The construction equipment landed on 400 North between 400 and 500 East, blocking the road and taking down utility cables.
“I had just left the BDAC from my morning workout and was driving toward the west,” indicated Sun Advocate publisher Ken Larson. “I saw the crane moving something and, as I drove by, I saw it start to twist and it looked kind of funny. Then I looked in my rear view mirror and there was the arm of the machine laying across the road and the unit itself was bouncing up and down like a kids toy.”
Only one injury was reported in connection with the incident.
Apparently, the crane operator cut an arm when the piece of heavy construction equipment toppled.
Public safety dispatch summoned no emergency personnel to the scene because nearly 30 paramedics were near the site due to the mine rescue competition going on at the Bunnell-Dmitrich Athletic center on the college campus.
“There were about 30 guys trying to put a bandage on the injured man’s arm,” pointed out Darwin Guymon, one of the people attending the competition.
With the rig laying across the road and missing one house on the other side of the street by about 15 feet, construction personnel started putting up barriers to keep vehicle and foot traffic from attempting to enter the area.
The collapse took down what initially appeared to be a power line and officials were concerned that onlookers might get electrocuted. But it turned out to be a cable television line.
The toppling crane also took out a number of girders that had been put up on the new building, a light pole on the campus’ edge and the enclosure fence installed for security purposes when the construction project started on the college campus in Price.

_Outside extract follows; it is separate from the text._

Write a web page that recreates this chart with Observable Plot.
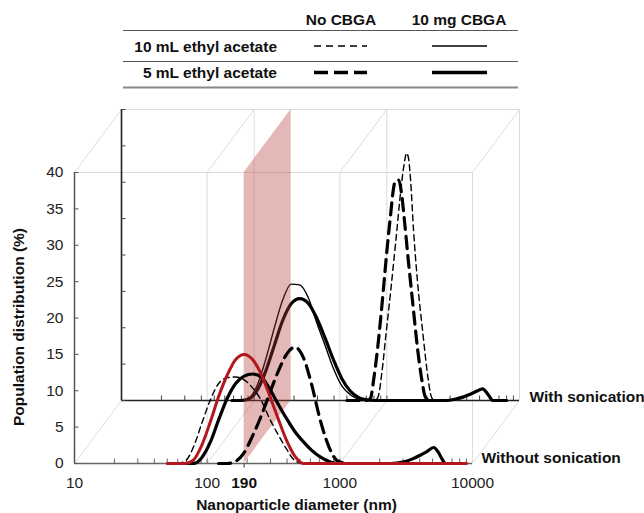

“There has been so much noise coming from the site that the boom of the crane coming down was not that unusual,” pointed out Ron Roper, a volunteer Price city fireman and an employee at the college.
Shortly after the incident occurred, Price police officers showed up to assume control of the scene and direct traffic. Members of the Price City Fire Department were also dispatched to the location to make sure that the diesel fuel leaking from the base construction rig did not become a hazard.
There was no immediate word as to how the machine may have collapsed.
But according to individuals near the scene when the accident occurred, the girders the crane was lifting at the time of the incident were reportedly no different than what had been done while the machine had been operating at the site during the last week.
The formal investigation into the incident will probably take several days or longer to complete, according to the officials.
Construction on the new CEU structure began in May and it has been progressing well ever since. The general contractor on the job is Jacobsen Construction.